Retype exactly the lines from the first one through the line with "label=trend_label, zorder=4)", including both ends; skip any pictures.

+-------+

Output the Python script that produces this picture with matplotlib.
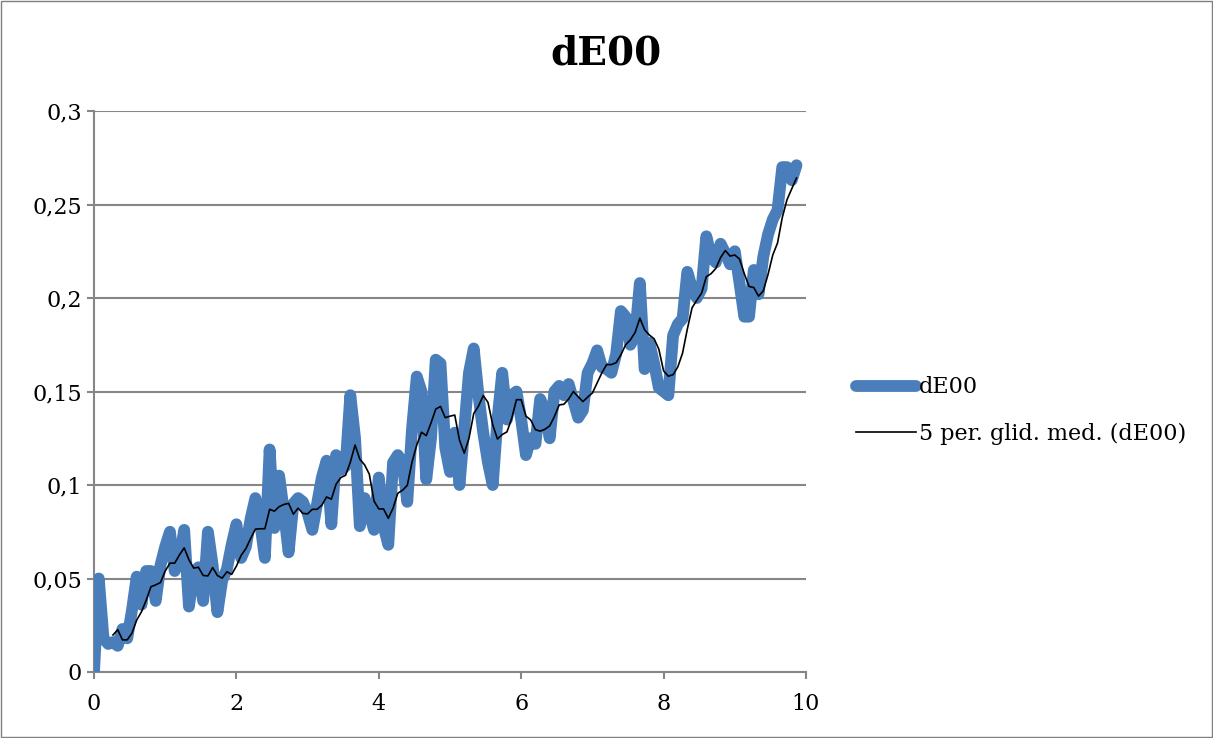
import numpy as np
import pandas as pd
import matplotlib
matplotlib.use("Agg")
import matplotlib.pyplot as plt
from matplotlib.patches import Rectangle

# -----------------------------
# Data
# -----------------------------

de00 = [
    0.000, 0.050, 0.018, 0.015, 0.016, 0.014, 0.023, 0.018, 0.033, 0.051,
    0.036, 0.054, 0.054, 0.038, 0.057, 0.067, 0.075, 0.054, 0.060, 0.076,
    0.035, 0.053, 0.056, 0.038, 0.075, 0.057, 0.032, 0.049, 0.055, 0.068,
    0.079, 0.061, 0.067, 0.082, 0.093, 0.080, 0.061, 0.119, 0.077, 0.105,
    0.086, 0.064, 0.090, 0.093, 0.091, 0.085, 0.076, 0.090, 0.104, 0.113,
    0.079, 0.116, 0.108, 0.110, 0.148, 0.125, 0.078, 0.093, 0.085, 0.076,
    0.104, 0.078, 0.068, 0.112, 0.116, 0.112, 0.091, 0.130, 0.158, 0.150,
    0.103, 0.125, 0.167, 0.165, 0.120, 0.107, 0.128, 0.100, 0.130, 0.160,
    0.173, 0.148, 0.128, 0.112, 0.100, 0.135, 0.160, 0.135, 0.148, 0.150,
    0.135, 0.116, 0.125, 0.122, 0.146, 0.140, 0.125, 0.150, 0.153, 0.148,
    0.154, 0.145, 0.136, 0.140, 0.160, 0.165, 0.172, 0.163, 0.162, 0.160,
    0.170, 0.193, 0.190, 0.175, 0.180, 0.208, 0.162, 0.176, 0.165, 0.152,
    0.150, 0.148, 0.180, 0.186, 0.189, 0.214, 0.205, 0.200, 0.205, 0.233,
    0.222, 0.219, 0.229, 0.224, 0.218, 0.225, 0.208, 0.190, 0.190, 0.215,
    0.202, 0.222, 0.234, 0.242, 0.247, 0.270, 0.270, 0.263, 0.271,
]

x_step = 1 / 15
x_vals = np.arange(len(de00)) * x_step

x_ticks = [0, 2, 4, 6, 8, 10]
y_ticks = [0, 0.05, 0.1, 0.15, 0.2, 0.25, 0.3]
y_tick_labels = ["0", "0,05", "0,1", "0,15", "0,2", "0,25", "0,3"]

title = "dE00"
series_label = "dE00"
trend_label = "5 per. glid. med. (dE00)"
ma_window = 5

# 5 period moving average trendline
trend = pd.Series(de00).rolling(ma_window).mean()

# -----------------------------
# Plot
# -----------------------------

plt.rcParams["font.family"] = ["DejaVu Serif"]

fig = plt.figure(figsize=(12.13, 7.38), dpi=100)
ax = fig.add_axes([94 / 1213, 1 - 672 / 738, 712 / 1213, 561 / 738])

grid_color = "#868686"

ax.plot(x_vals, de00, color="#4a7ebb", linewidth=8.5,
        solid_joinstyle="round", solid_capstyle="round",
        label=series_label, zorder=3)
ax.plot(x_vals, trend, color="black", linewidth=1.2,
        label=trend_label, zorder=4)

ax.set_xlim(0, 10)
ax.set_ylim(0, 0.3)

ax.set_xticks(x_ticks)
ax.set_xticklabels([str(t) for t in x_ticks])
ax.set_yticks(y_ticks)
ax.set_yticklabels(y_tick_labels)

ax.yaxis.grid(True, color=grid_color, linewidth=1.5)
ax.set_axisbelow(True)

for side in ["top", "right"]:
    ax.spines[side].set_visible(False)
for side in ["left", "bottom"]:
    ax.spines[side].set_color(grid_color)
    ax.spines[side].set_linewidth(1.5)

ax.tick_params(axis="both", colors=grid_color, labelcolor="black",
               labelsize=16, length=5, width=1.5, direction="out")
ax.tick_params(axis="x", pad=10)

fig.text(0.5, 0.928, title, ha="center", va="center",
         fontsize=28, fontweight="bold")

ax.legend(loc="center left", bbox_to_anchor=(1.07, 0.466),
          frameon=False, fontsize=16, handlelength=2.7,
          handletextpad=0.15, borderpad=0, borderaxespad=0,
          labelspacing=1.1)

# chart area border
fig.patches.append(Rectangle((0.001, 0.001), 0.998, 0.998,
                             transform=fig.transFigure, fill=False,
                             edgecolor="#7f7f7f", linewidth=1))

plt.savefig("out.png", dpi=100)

+-------+

→ **RESPONSE**:
Output the Python script that produces this picture with matplotlib.
import numpy as np
import pandas as pd
import matplotlib
matplotlib.use("Agg")
import matplotlib.pyplot as plt
from matplotlib.patches import Rectangle

# -----------------------------
# Data
# -----------------------------

de00 = [
    0.000, 0.050, 0.018, 0.015, 0.016, 0.014, 0.023, 0.018, 0.033, 0.051,
    0.036, 0.054, 0.054, 0.038, 0.057, 0.067, 0.075, 0.054, 0.060, 0.076,
    0.035, 0.053, 0.056, 0.038, 0.075, 0.057, 0.032, 0.049, 0.055, 0.068,
    0.079, 0.061, 0.067, 0.082, 0.093, 0.080, 0.061, 0.119, 0.077, 0.105,
    0.086, 0.064, 0.090, 0.093, 0.091, 0.085, 0.076, 0.090, 0.104, 0.113,
    0.079, 0.116, 0.108, 0.110, 0.148, 0.125, 0.078, 0.093, 0.085, 0.076,
    0.104, 0.078, 0.068, 0.112, 0.116, 0.112, 0.091, 0.130, 0.158, 0.150,
    0.103, 0.125, 0.167, 0.165, 0.120, 0.107, 0.128, 0.100, 0.130, 0.160,
    0.173, 0.148, 0.128, 0.112, 0.100, 0.135, 0.160, 0.135, 0.148, 0.150,
    0.135, 0.116, 0.125, 0.122, 0.146, 0.140, 0.125, 0.150, 0.153, 0.148,
    0.154, 0.145, 0.136, 0.140, 0.160, 0.165, 0.172, 0.163, 0.162, 0.160,
    0.170, 0.193, 0.190, 0.175, 0.180, 0.208, 0.162, 0.176, 0.165, 0.152,
    0.150, 0.148, 0.180, 0.186, 0.189, 0.214, 0.205, 0.200, 0.205, 0.233,
    0.222, 0.219, 0.229, 0.224, 0.218, 0.225, 0.208, 0.190, 0.190, 0.215,
    0.202, 0.222, 0.234, 0.242, 0.247, 0.270, 0.270, 0.263, 0.271,
]

x_step = 1 / 15
x_vals = np.arange(len(de00)) * x_step

x_ticks = [0, 2, 4, 6, 8, 10]
y_ticks = [0, 0.05, 0.1, 0.15, 0.2, 0.25, 0.3]
y_tick_labels = ["0", "0,05", "0,1", "0,15", "0,2", "0,25", "0,3"]

title = "dE00"
series_label = "dE00"
trend_label = "5 per. glid. med. (dE00)"
ma_window = 5

# 5 period moving average trendline
trend = pd.Series(de00).rolling(ma_window).mean()

# -----------------------------
# Plot
# -----------------------------

plt.rcParams["font.family"] = ["DejaVu Serif"]

fig = plt.figure(figsize=(12.13, 7.38), dpi=100)
ax = fig.add_axes([94 / 1213, 1 - 672 / 738, 712 / 1213, 561 / 738])

grid_color = "#868686"

ax.plot(x_vals, de00, color="#4a7ebb", linewidth=8.5,
        solid_joinstyle="round", solid_capstyle="round",
        label=series_label, zorder=3)
ax.plot(x_vals, trend, color="black", linewidth=1.2,
        label=trend_label, zorder=4)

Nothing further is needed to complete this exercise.